There is a bit of comedy in another part of this story. Aipac’s Israel office tried to deny the group was funding the trip, while the Israeli government press office was undermining the party line:
“It wasn’t AIPAC at all,” Kreizelman insisted, before clarifying that the group was at least loosely linked to the powerful lobbying organization. “It’s affiliated, but it would be incorrect to say that AIPAC funded the visit.”
Israel’s Government Press Office also told Ma’an in a forwarded statement that AIPAC was linked to the event, saying, “The trip is fully sponsored by the American Israel Education Foundation, a supporting organization of AIPAC, America’s pro-Israel lobby.”
When Aipac talks to Palestinians it has nothing to do with junkets, but when it talks to Jews it embraces them fully. Talk about trying to have it both ways…
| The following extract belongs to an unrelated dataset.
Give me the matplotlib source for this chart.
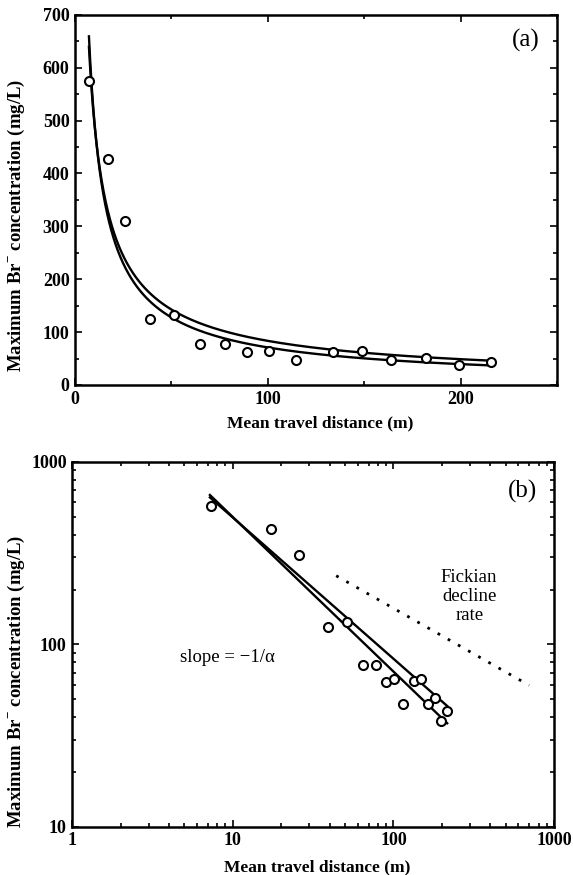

RE: “…we could never see Israel return back to the ‘67 lines,”
MY COMMENT: “return back” – Spoken like a real (illiterate) southerner*. This sounds like something George W. Bush would utter.
*Cantor be from Virginny, and I be from Jawga. We’s both lawyahs.
DISCLAIMER: No insinuations or generalizations were intended by the author of the preceding comment.
That’s a good point about his lackadaisical English. But as you’re from the South you no doubt know that it has produced some of our greatest writers and literary stylists. Clearly Cantor isn’t one and should be compelled to spend some time reading great Southern writers who know how to speak & write the language.
RE: “it (the South) has produced some of our greatest writers and literary stylists”
MY COMMENT: Yes, isn’t it ironic! Or, is it?
How come no one goes after this guy and demand to know exactly what country he has allegiance to- the USA or Israel. You can’t have it both ways…
What Cantor doesn’t say is, of course, that no country in the world, including his own, recognises Israel’s annexation of East J’lem. If Canada would annex Seattle you can bet Cantor would find plenty justification for meddling in Canada’s “internal” matters.
Oh, come on, who are we kidding? Cantor doesn’t give a flying rip about America in any wholistic sense. He cares about America insofar as it underwrites and supports Israel and Israeli policy, that’s it. His is a totally contingent sense of (American) identity and citizenship. He’s utterly indifferent to the fact that Israel’s behavior, generally, and settlement activity, specifically, are bad for American security and hurt our interests.
Why does the U.S. even need enemies when we have toads like this at the highest echelons of Congress? Thomas Jefferson, James Madison, Franklin Roosevelt would be turning in their graves if they knew what’s happened to this country.